(begin)

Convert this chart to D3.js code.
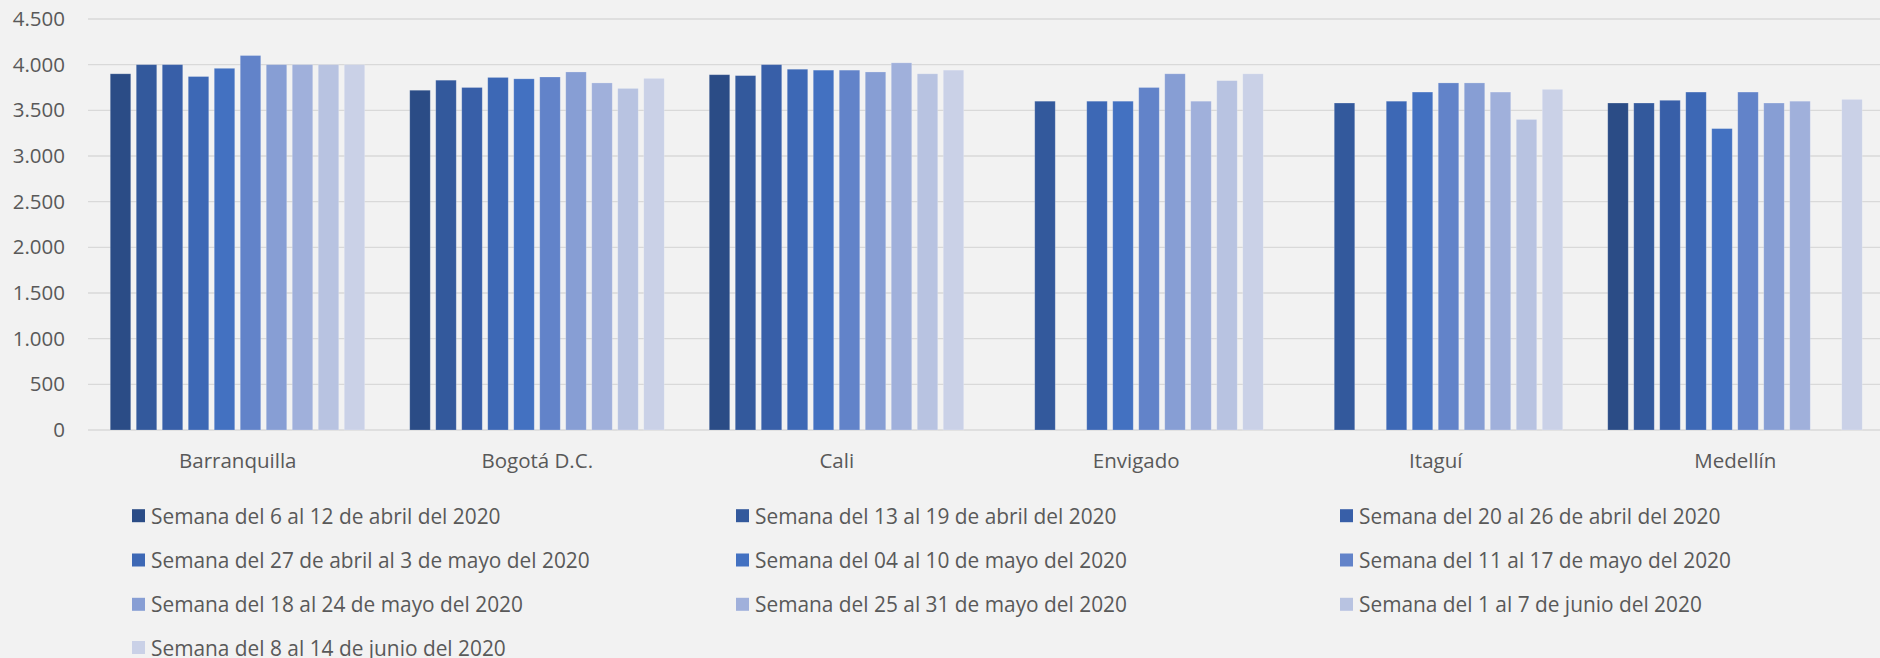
<!DOCTYPE html>
<html>
<head>
<meta charset="utf-8">
<script src="https://cdn.jsdelivr.net/npm/d3@7"></script>
<style>
  html, body { margin: 0; padding: 0; background: #F2F2F2; }
  svg { display: block; }
</style>
</head>
<body>
<svg id="chart" width="1880" height="658"></svg>
<script>
// ---- Data ----
const categories = ["Barranquilla", "Bogotá D.C.", "Cali", "Envigado", "Itaguí", "Medellín"];
const seriesNames = [
  "Semana del 6 al 12 de abril del 2020",
  "Semana del 13 al 19 de abril del 2020",
  "Semana del 20 al 26 de abril del 2020",
  "Semana del 27 de abril al 3 de mayo del 2020",
  "Semana del 04 al 10 de mayo del 2020",
  "Semana del 11 al 17 de mayo del 2020",
  "Semana del 18 al 24 de mayo del 2020",
  "Semana del 25 al 31 de mayo del 2020",
  "Semana del 1 al 7 de junio del 2020",
  "Semana del 8 al 14 de junio del 2020"
];
// values per series, in category order
const s1  = [3900, 3720, 3890, null, null, 3580];
const s2  = [4000, 3830, 3880, 3600, 3580, 3580];
const s3  = [4000, 3750, 4000, null, null, 3610];
const s4  = [3870, 3860, 3950, 3600, 3600, 3700];
const s5  = [3960, 3845, 3940, 3600, 3700, 3300];
const s6  = [4100, 3865, 3940, 3750, 3800, 3700];
const s7  = [4000, 3920, 3920, 3900, 3800, 3580];
const s8  = [4000, 3800, 4020, 3600, 3700, 3600];
const s9  = [4000, 3740, 3900, 3825, 3400, null];
const s10 = [4000, 3850, 3940, 3900, 3730, 3620];
const seriesValues = [s1, s2, s3, s4, s5, s6, s7, s8, s9, s10];
const yTicks = [0, 500, 1000, 1500, 2000, 2500, 3000, 3500, 4000, 4500];
const colors = ["#2B4C86", "#33599C", "#385FA8", "#3D68B5", "#4371C1",
                "#6283C9", "#879ED4", "#A0B0DB", "#B8C3E1", "#CAD1E7"];

// ---- Layout ----
const svg = d3.select("#chart");
const plotLeft = 88, bandStep = 299.5;
const x0 = d3.scaleBand().domain(categories)
  .range([plotLeft, plotLeft + bandStep * categories.length])
  .paddingInner(0).paddingOuter(0);
const x1 = d3.scaleBand().domain(d3.range(seriesNames.length))
  .range([19.5, 279.5]).paddingInner(0.2115).paddingOuter(0.10575);
const y = d3.scaleLinear().domain([0, 4500]).range([430, 19]);

const fmt = v => d3.format(",")(v).replace(/,/g, ".");

// gridlines
svg.append("g").selectAll("line").data(yTicks).join("line")
  .attr("x1", plotLeft).attr("x2", 1880)
  .attr("y1", d => y(d)).attr("y2", d => y(d))
  .attr("stroke", "#D9D9D9").attr("stroke-width", 1.4);

// y axis labels
const yAxis = d3.axisLeft(y).tickValues(yTicks).tickFormat(fmt).tickSize(0).tickPadding(0);
const ya = svg.append("g").attr("transform", "translate(65,0)").call(yAxis);
ya.select(".domain").remove();
ya.selectAll("text")
  .attr("font-family", "'Open Sans', 'Noto Sans', sans-serif")
  .attr("font-size", 20.5).attr("fill", "#595959");

// bars
const groups = svg.append("g").selectAll("g").data(categories).join("g")
  .attr("transform", d => `translate(${x0(d)},0)`);
groups.selectAll("rect")
  .data((c, ci) => seriesValues.map((vals, si) => ({ si, v: vals[ci] })).filter(d => d.v != null))
  .join("rect")
  .attr("x", d => x1(d.si))
  .attr("width", x1.bandwidth())
  .attr("y", d => y(d.v))
  .attr("height", d => y(0) - y(d.v))
  .attr("fill", d => colors[d.si])
  .attr("stroke", "#ffffff").attr("stroke-opacity", 0.25).attr("stroke-width", 0.8);

// x axis labels
const xAxis = d3.axisBottom(x0).tickSize(0).tickPadding(0);
const xa = svg.append("g").attr("transform", "translate(0,453.5)").call(xAxis);
xa.select(".domain").remove();
xa.selectAll("text")
  .attr("font-family", "'Open Sans', 'Noto Sans', sans-serif")
  .attr("font-size", 20.5).attr("fill", "#595959");

// legend
const legCols = [132, 736, 1340];
const legRows = [515.7, 560, 604.3, 647.5];
const leg = svg.append("g").selectAll("g").data(seriesNames).join("g")
  .attr("transform", (d, i) => `translate(${legCols[i % 3]},${legRows[Math.floor(i / 3)]})`);
leg.append("rect").attr("x", 0).attr("y", -6.5).attr("width", 13).attr("height", 13)
  .attr("fill", (d, i) => colors[i]);
const legText = leg.append("text").attr("x", 19).attr("y", 0)
  .attr("dominant-baseline", "central")
  .attr("font-family", "'Open Sans', 'Noto Sans', sans-serif")
  .attr("font-size", 21).attr("fill", "#595959")
  .text(d => d);
// condense to match the narrow legend font
const ref = legText.nodes()[0].getComputedTextLength();
const ratio = 349.5 / ref;
legText.each(function () {
  const w = this.getComputedTextLength();
  d3.select(this).attr("textLength", w * ratio).attr("lengthAdjust", "spacingAndGlyphs");
});
</script>
</body>
</html>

(end)

◆ **AIM OF THE EXERCISE**
Set the listing down in full and exactly. Pictures within it should not appear in the copy.

◆ **RESULT**
Convert this chart to D3.js code.
<!DOCTYPE html>
<html>
<head>
<meta charset="utf-8">
<script src="https://cdn.jsdelivr.net/npm/d3@7"></script>
<style>
  html, body { margin: 0; padding: 0; background: #F2F2F2; }
  svg { display: block; }
</style>
</head>
<body>
<svg id="chart" width="1880" height="658"></svg>
<script>
// ---- Data ----
const categories = ["Barranquilla", "Bogotá D.C.", "Cali", "Envigado", "Itaguí", "Medellín"];
const seriesNames = [
  "Semana del 6 al 12 de abril del 2020",
  "Semana del 13 al 19 de abril del 2020",
  "Semana del 20 al 26 de abril del 2020",
  "Semana del 27 de abril al 3 de mayo del 2020",
  "Semana del 04 al 10 de mayo del 2020",
  "Semana del 11 al 17 de mayo del 2020",
  "Semana del 18 al 24 de mayo del 2020",
  "Semana del 25 al 31 de mayo del 2020",
  "Semana del 1 al 7 de junio del 2020",
  "Semana del 8 al 14 de junio del 2020"
];
// values per series, in category order
const s1  = [3900, 3720, 3890, null, null, 3580];
const s2  = [4000, 3830, 3880, 3600, 3580, 3580];
const s3  = [4000, 3750, 4000, null, null, 3610];
const s4  = [3870, 3860, 3950, 3600, 3600, 3700];
const s5  = [3960, 3845, 3940, 3600, 3700, 3300];
const s6  = [4100, 3865, 3940, 3750, 3800, 3700];
const s7  = [4000, 3920, 3920, 3900, 3800, 3580];
const s8  = [4000, 3800, 4020, 3600, 3700, 3600];
const s9  = [4000, 3740, 3900, 3825, 3400, null];
const s10 = [4000, 3850, 3940, 3900, 3730, 3620];
const seriesValues = [s1, s2, s3, s4, s5, s6, s7, s8, s9, s10];
const yTicks = [0, 500, 1000, 1500, 2000, 2500, 3000, 3500, 4000, 4500];
const colors = ["#2B4C86", "#33599C", "#385FA8", "#3D68B5", "#4371C1",
                "#6283C9", "#879ED4", "#A0B0DB", "#B8C3E1", "#CAD1E7"];

// ---- Layout ----
const svg = d3.select("#chart");
const plotLeft = 88, bandStep = 299.5;
const x0 = d3.scaleBand().domain(categories)
  .range([plotLeft, plotLeft + bandStep * categories.length])
  .paddingInner(0).paddingOuter(0);
const x1 = d3.scaleBand().domain(d3.range(seriesNames.length))
  .range([19.5, 279.5]).paddingInner(0.2115).paddingOuter(0.10575);
const y = d3.scaleLinear().domain([0, 4500]).range([430, 19]);

const fmt = v => d3.format(",")(v).replace(/,/g, ".");

// gridlines
svg.append("g").selectAll("line").data(yTicks).join("line")
  .attr("x1", plotLeft).attr("x2", 1880)
  .attr("y1", d => y(d)).attr("y2", d => y(d))
  .attr("stroke", "#D9D9D9").attr("stroke-width", 1.4);

// y axis labels
const yAxis = d3.axisLeft(y).tickValues(yTicks).tickFormat(fmt).tickSize(0).tickPadding(0);
const ya = svg.append("g").attr("transform", "translate(65,0)").call(yAxis);
ya.select(".domain").remove();
ya.selectAll("text")
  .attr("font-family", "'Open Sans', 'Noto Sans', sans-serif")
  .attr("font-size", 20.5).attr("fill", "#595959");

// bars
const groups = svg.append("g").selectAll("g").data(categories).join("g")
  .attr("transform", d => `translate(${x0(d)},0)`);
groups.selectAll("rect")
  .data((c, ci) => seriesValues.map((vals, si) => ({ si, v: vals[ci] })).filter(d => d.v != null))
  .join("rect")
  .attr("x", d => x1(d.si))
  .attr("width", x1.bandwidth())
  .attr("y", d => y(d.v))
  .attr("height", d => y(0) - y(d.v))
  .attr("fill", d => colors[d.si])
  .attr("stroke", "#ffffff").attr("stroke-opacity", 0.25).attr("stroke-width", 0.8);

// x axis labels
const xAxis = d3.axisBottom(x0).tickSize(0).tickPadding(0);
const xa = svg.append("g").attr("transform", "translate(0,453.5)").call(xAxis);
xa.select(".domain").remove();
xa.selectAll("text")
  .attr("font-family", "'Open Sans', 'Noto Sans', sans-serif")
  .attr("font-size", 20.5).attr("fill", "#595959");

// legend
const legCols = [132, 736, 1340];
const legRows = [515.7, 560, 604.3, 647.5];
const leg = svg.append("g").selectAll("g").data(seriesNames).join("g")
  .attr("transform", (d, i) => `translate(${legCols[i % 3]},${legRows[Math.floor(i / 3)]})`);
leg.append("rect").attr("x", 0).attr("y", -6.5).attr("width", 13).attr("height", 13)
  .attr("fill", (d, i) => colors[i]);
const legText = leg.append("text").attr("x", 19).attr("y", 0)
  .attr("dominant-baseline", "central")
  .attr("font-family", "'Open Sans', 'Noto Sans', sans-serif")
  .attr("font-size", 21).attr("fill", "#595959")
  .text(d => d);
// condense to match the narrow legend font
const ref = legText.nodes()[0].getComputedTextLength();
const ratio = 349.5 / ref;
legText.each(function () {
  const w = this.getComputedTextLength();
  d3.select(this).attr("textLength", w * ratio).attr("lengthAdjust", "spacingAndGlyphs");
});
</script>
</body>
</html>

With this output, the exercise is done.